In my garden this morning II.




Featured this morning is Winifred my resident kestrel who patrols the field next door, hovering silently to dispense instant death to any mouse mad enough to move.

She can hover for long periods and in some parts of the country the kestrel is know as the windhover. To watch Winifred riding the air currents is quite spell binding, something Gerard Manley Hopkins (1844–89) knew when he wrote the Windhover in 1877 and described the kestrel with equally breath-taking imagery.

The Windhover

To Christ Our Lord

I caught this morning morning’s minion, king-
dom of daylight’s dauphin, dapple-dawn-drawn Falcon, in his riding
Of the rolling level underneath him steady air, and striding
High there, how he rung upon the rein of a wimpling wing
In his ecstasy! then off, off forth on swing,
As a skate’s heel sweeps smooth on a bow-bend the hurl and gliding
Rebuffed the big wind.

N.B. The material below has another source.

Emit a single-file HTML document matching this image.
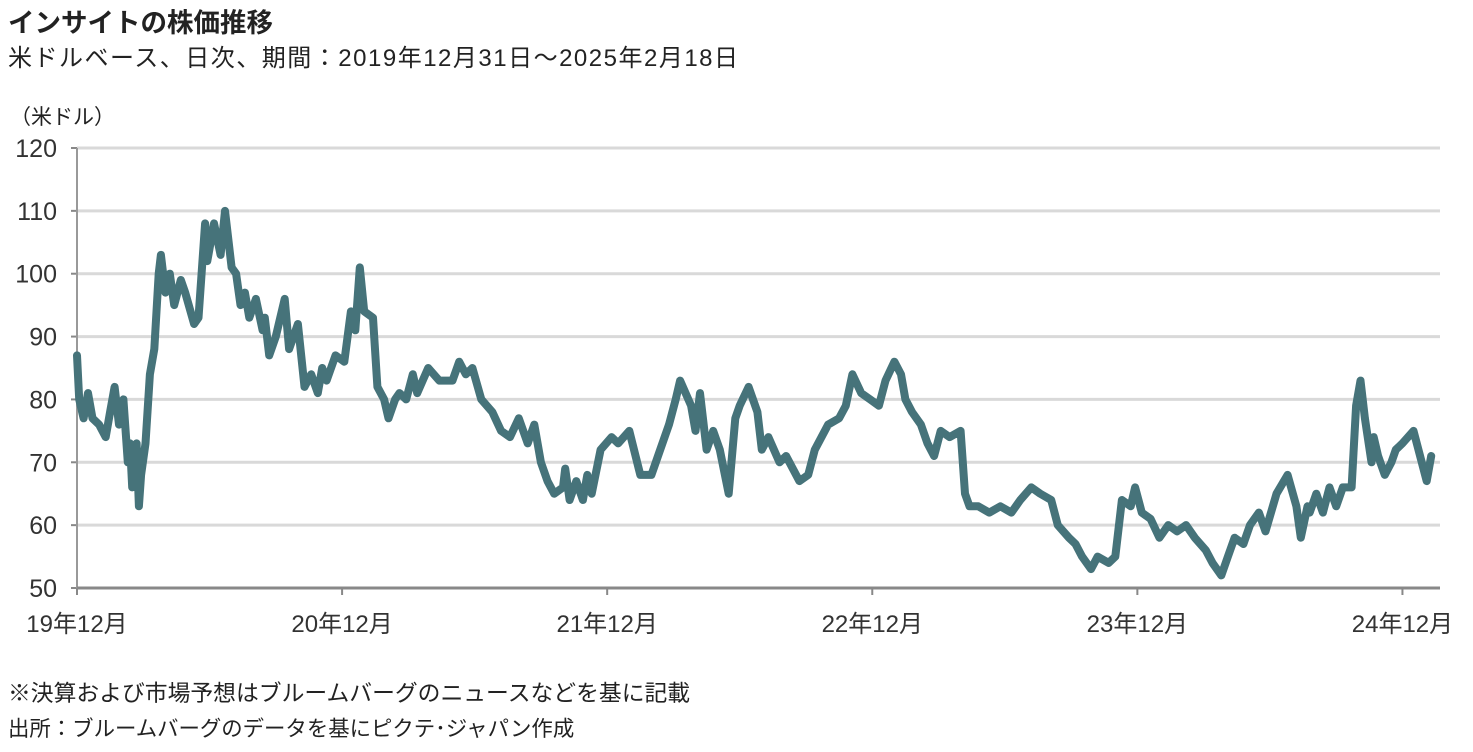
<!DOCTYPE html>
<html><head><meta charset="utf-8"><style>
body{margin:0;width:1473px;height:752px;background:#fff;overflow:hidden;font-family:"Liberation Sans","Noto Sans CJK JP",sans-serif;color:#222}
.t{position:absolute;white-space:nowrap}
</style></head><body>
<div class="t" style="left:8px;top:1px;font-size:26.5px;font-weight:bold">インサイトの株価推移</div>
<div class="t" style="left:8px;top:38px;font-size:24px;letter-spacing:1.5px">米ドルベース、日次、期間：2019年12月31日～2025年2月18日</div>
<div class="t" style="left:10px;top:101px;font-size:21px">（米ドル）</div>
<div class="t" style="left:8px;top:675px;font-size:22.8px">※決算および市場予想はブルームバーグのニュースなどを基に記載</div>
<div class="t" style="left:8px;top:712px;font-size:21.4px">出所：ブルームバーグのデータを基にピクテ･ジャパン作成</div>
<svg id="chart" width="1473" height="752" style="position:absolute;left:0;top:0"></svg>
<script>
const yTicks=[50,60,70,80,90,100,110,120];
const xTickMonths=[0,12,24,36,48,60];
const xTickLabels=["19年12月","20年12月","21年12月","22年12月","23年12月","24年12月"];
const months=[0,.1,.3,.5,.7,1.0,1.3,1.5,1.7,1.9,2.1,2.3,2.4,2.5,2.7,2.8,2.9,3.1,3.3,3.5,3.7,3.8,4.0,4.2,4.4,4.7,4.9,5.3,5.5,5.8,5.9,6.2,6.5,6.7,7.0,7.2,7.4,7.6,7.8,8.1,8.4,8.5,8.7,9.0,9.4,9.6,10.0,10.3,10.6,10.9,11.1,11.3,11.7,12.1,12.4,12.6,12.8,13.0,13.4,13.6,13.9,14.1,14.4,14.6,14.9,15.2,15.4,15.9,16.4,17.0,17.3,17.6,17.9,18.3,18.8,19.2,19.6,20.0,20.4,20.7,21.0,21.3,21.6,22.0,22.1,22.3,22.6,22.9,23.1,23.3,23.7,24.2,24.5,25.0,25.5,26.0,26.3,26.8,27.1,27.3,27.8,28.0,28.2,28.5,28.8,29.1,29.5,29.8,30.0,30.4,30.8,31.0,31.3,31.8,32.1,32.7,33.1,33.4,34.0,34.5,34.8,35.1,35.5,35.9,36.3,36.6,37.0,37.3,37.5,37.8,38.2,38.5,38.8,39.1,39.5,40.0,40.2,40.4,40.8,41.3,41.8,42.3,42.7,43.2,43.6,44.1,44.4,44.9,45.2,45.5,45.9,46.2,46.7,47.0,47.3,47.7,47.9,48.2,48.6,49.0,49.4,49.8,50.2,50.6,51.1,51.4,51.8,52.1,52.4,52.8,53.1,53.5,53.8,54.3,54.8,55.2,55.4,55.7,55.8,56.1,56.4,56.7,57.0,57.3,57.7,57.9,58.1,58.3,58.6,58.7,58.9,59.2,59.5,59.7,60.0,60.5,61.1,61.3,61.7];
const prices=[87,80,77,81,77,76,74,78,82,76,80,70,73,66,73,63,68,73,84,88,100,103,97,100,95,99,97,92,93,108,102,108,103,110,101,100,95,97,93,96,91,93,87,90,96,88,92,82,84,81,85,83,87,86,94,91,101,94,93,82,80,77,80,81,80,84,81,85,83,83,86,84,85,80,78,75,74,77,73,76,70,67,65,66,69,64,67,64,68,65,72,74,73,75,68,68,71,76,80,83,79,75,81,72,75,72,65,77,79,82,78,72,74,70,71,67,68,72,76,77,79,84,81,80,79,83,86,84,80,78,76,73,71,75,74,75,65,63,63,62,63,62,64,66,65,64,60,58,57,55,53,55,54,55,64,63,66,62,61,58,60,59,60,58,56,54,52,55,58,57,60,62,59,65,68,63,58,63,62,65,62,66,63,66,66,79,83,77,70,74,71,68,70,72,73,75,67,71];
const svg=document.getElementById('chart');
const NS='http://www.w3.org/2000/svg';
const L=77,R=1440,T=148,B=588;
const xS=m=>L+m*(R-L)/61.7;
const yS=v=>B-(v-50)*(B-T)/70;
function mk(tag,a){const e=document.createElementNS(NS,tag);for(const k in a)e.setAttribute(k,a[k]);svg.appendChild(e);return e;}
yTicks.forEach(v=>{
  if(v>50){const g=mk('line',{x1:L,x2:R,y1:yS(v),y2:yS(v),stroke:'#d9d9d9','stroke-width':3});
  
  }
  const tk=mk('line',{x1:L-6,x2:L,y1:yS(v),y2:yS(v),stroke:'#888','stroke-width':2});
  
  
  const t=mk('text',{x:57,y:yS(v)+9,'text-anchor':'end','font-size':25,fill:'#333','font-family':'Liberation Sans Narrow, Liberation Sans, sans-serif'});
  t.textContent=v;
  
  
});
const ya=mk('line',{x1:L,x2:L,y1:T,y2:B,stroke:'#999','stroke-width':2});


const xa=mk('line',{x1:L,x2:R,y1:B,y2:B,stroke:'#888','stroke-width':3});


xTickMonths.forEach((m,i)=>{
  const tk=mk('line',{x1:xS(m),x2:xS(m),y1:B,y2:B+7,stroke:'#888','stroke-width':2});
  
  
  const t=mk('text',{x:xS(m),y:632,'text-anchor':'middle','font-size':24,fill:'#333','font-family':'Liberation Sans, Noto Sans CJK JP, sans-serif'});
  t.textContent=xTickLabels[i];
  
  
});
const d=months.map((m,i)=>(i?'L':'M')+xS(m).toFixed(1)+' '+yS(prices[i]).toFixed(1)).join(' ');
const p=mk('path',{d:d,fill:'none',stroke:'#46737a','stroke-width':8,'stroke-linejoin':'round','stroke-linecap':'round'});


</script>
</body></html>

My heart in hiding
Stirred for a bird — the achieve of; the mastery of the thing!

Brute beauty and valour and act, oh, air, pride, plume, here
Buckle! AND the fire that breaks from thee then, a billion
Times told lovelier, more dangerous, O my chevalier!

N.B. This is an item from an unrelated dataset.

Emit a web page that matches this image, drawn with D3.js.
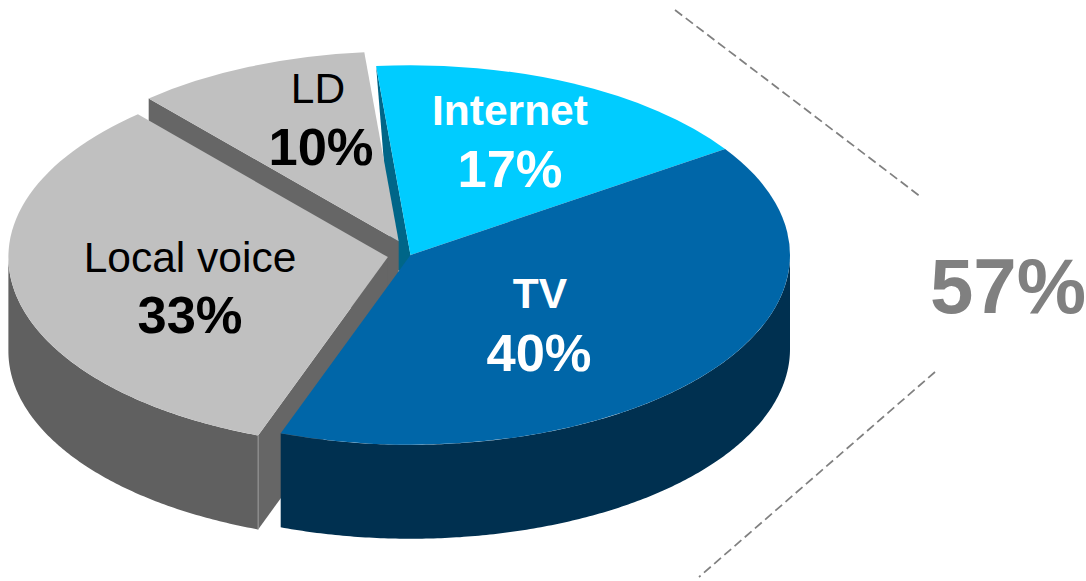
<!DOCTYPE html>
<html>
<head>
<meta charset="utf-8">
<script src="https://cdn.jsdelivr.net/npm/d3@7"></script>
<style>
  html, body { margin: 0; padding: 0; background: #fff; }
  text { font-family: "Liberation Sans", Arial, sans-serif; text-anchor: middle; }
</style>
</head>
<body>
<svg id="chart" width="1086" height="581"></svg>
<script>
// Revenue mix
const categories = ["Internet", "TV", "Local voice", "LD"];
const shares = [17, 40, 33, 10];
const bracketLabel = "57%";

// Styling per category: top face, rim wall, cut-face wall, text colours and weights
const topColors = ["#00CCFF", "#0066A8", "#C0C0C0", "#C0C0C0"];
const rimColors = ["#006688", "#003050", "#606060", "#606060"];
const cutColors = ["#006688", "#003050", "#666666", "#666666"];
const textColors = ["#FFFFFF", "#FFFFFF", "#000000", "#000000"];
const nameWeights = ["bold", "bold", "normal", "normal"];
const explode = [0, 0, 23, 30];
const labelAnchors = [[510, 125, 187], [540, 308, 371], [190, 272, 333], [318, 103, 165]];
const pctAnchors = [510, 539, 190, 321];

const cx = 410.5, cy = 255, rx = 379.5, tilt = 0.5, depth = 94;
const startDeg = -5.2;

const svg = d3.select("#chart");

const pie = d3.pie().sort(null)
  .startAngle(startDeg * Math.PI / 180)
  .endAngle((startDeg + 360) * Math.PI / 180);
const arcs = pie(shares).map((a, i) => {
  const mid = (a.startAngle + a.endAngle) / 2;
  return {
    ...a, i,
    dx: explode[i] * Math.sin(mid),
    dy: -explode[i] * Math.cos(mid) * tilt
  };
});

const arcGen = d3.arc().innerRadius(0).outerRadius(rx);
const rimPoint = (a, ang) => [a.dx + rx * Math.sin(ang), a.dy - rx * Math.cos(ang) * tilt];

const plot = svg.append("g").attr("transform", `translate(${cx},${cy})`);

function drawTop(a) {
  plot.append("path")
    .attr("d", arcGen(a))
    .attr("transform", `translate(${a.dx},${a.dy}) scale(1,${tilt})`)
    .attr("fill", topColors[a.i]);
}

// Outer wall: the rim swept straight down by the slab depth
function drawRim(a, from, to) {
  const angles = d3.range(from, to, 0.01).concat([to]);
  const area = d3.area()
    .x(t => rimPoint(a, t)[0])
    .y0(t => rimPoint(a, t)[1])
    .y1(t => rimPoint(a, t)[1] + depth);
  plot.append("path").attr("d", area(angles)).attr("fill", rimColors[a.i]);
}

// Flat wall along a radial cut, from the apex out to the rim
function drawCut(a, ang) {
  const p = rimPoint(a, ang);
  plot.append("path")
    .attr("d", d3.line()([[a.dx, a.dy], p, [p[0], p[1] + depth], [a.dx, a.dy + depth]]) + "Z")
    .attr("fill", cutColors[a.i]);
}

const [internet, tv, local, ld] = arcs;

// Back to front. The sliver on the Internet cut narrows to the rim.
const sliverTip = rimPoint(internet, internet.startAngle);
plot.append("path")
  .attr("d", d3.line()([
    sliverTip,
    [internet.dx, internet.dy],
    [internet.dx, internet.dy + 20],
    [internet.dx - 18, internet.dy + 13]
  ]) + "Z")
  .attr("fill", rimColors[internet.i]);
drawTop(internet);

drawCut(ld, ld.startAngle);
drawTop(ld);

drawCut(local, local.startAngle);
drawRim(local, local.startAngle, Math.min(local.endAngle, Math.PI * 1.5));
drawTop(local);
const seam = rimPoint(local, local.startAngle);
plot.append("line")
  .attr("x1", seam[0]).attr("x2", seam[0])
  .attr("y1", seam[1]).attr("y2", seam[1] + depth)
  .attr("stroke", "#999999").attr("stroke-width", 1);

drawRim(tv, Math.PI / 2, tv.endAngle);
drawTop(tv);

// Slice labels
categories.forEach((name, i) => {
  const [x, yName, yPct] = labelAnchors[i];
  svg.append("text").attr("x", x).attr("y", yName)
    .attr("font-size", 42.5).attr("font-weight", nameWeights[i])
    .attr("fill", textColors[i]).text(name);
  svg.append("text").attr("x", pctAnchors[i]).attr("y", yPct)
    .attr("font-size", 52.5).attr("font-weight", "bold")
    .attr("fill", textColors[i]).text(shares[i] + "%");
});

// Bracket around Internet + TV
const dashed = [[[675, 10], [921, 197]], [[935, 372], [699, 577]]];
dashed.forEach(([p, q]) => {
  svg.append("line")
    .attr("x1", p[0]).attr("y1", p[1]).attr("x2", q[0]).attr("y2", q[1])
    .attr("stroke", "#808080").attr("stroke-width", 1.75)
    .attr("stroke-dasharray", "9 4.5");
});
svg.append("text").attr("x", 1008).attr("y", 313)
  .attr("font-size", 78).attr("font-weight", "bold")
  .attr("fill", "#808080").text(bracketLabel);
</script>
</body>
</html>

No wonder of it: shéer plód makes plough down sillion
Shine, and blue-bleak embers, ah my dear,
Fall, gall themselves, and gash gold-vermillion.

The first stanza is simply sublime: the pacing, the alliteration, and the sheer sound of it is smooth and simple, it flows into your brain and stays there. It is also an amazingly accurate picture of a kestrel. The way she hovers in place facing the wind searching the field beneath her until she gives up and lets the wind sweep her “on swing” until “Rebuffed the big wind” starts to hover in place again.

I hope you enjoyed meeting Winfred and reading the poem.

2 comments:

Soulstar said...

Good Morning, Sunshine. Winifred is lovely, as are your photos and the poem by Gerard Manley Hopkins! :)

kimmie coco puff said...

Very enlightening feature. I love the poem and the attention to detail regarding the birds characteristics.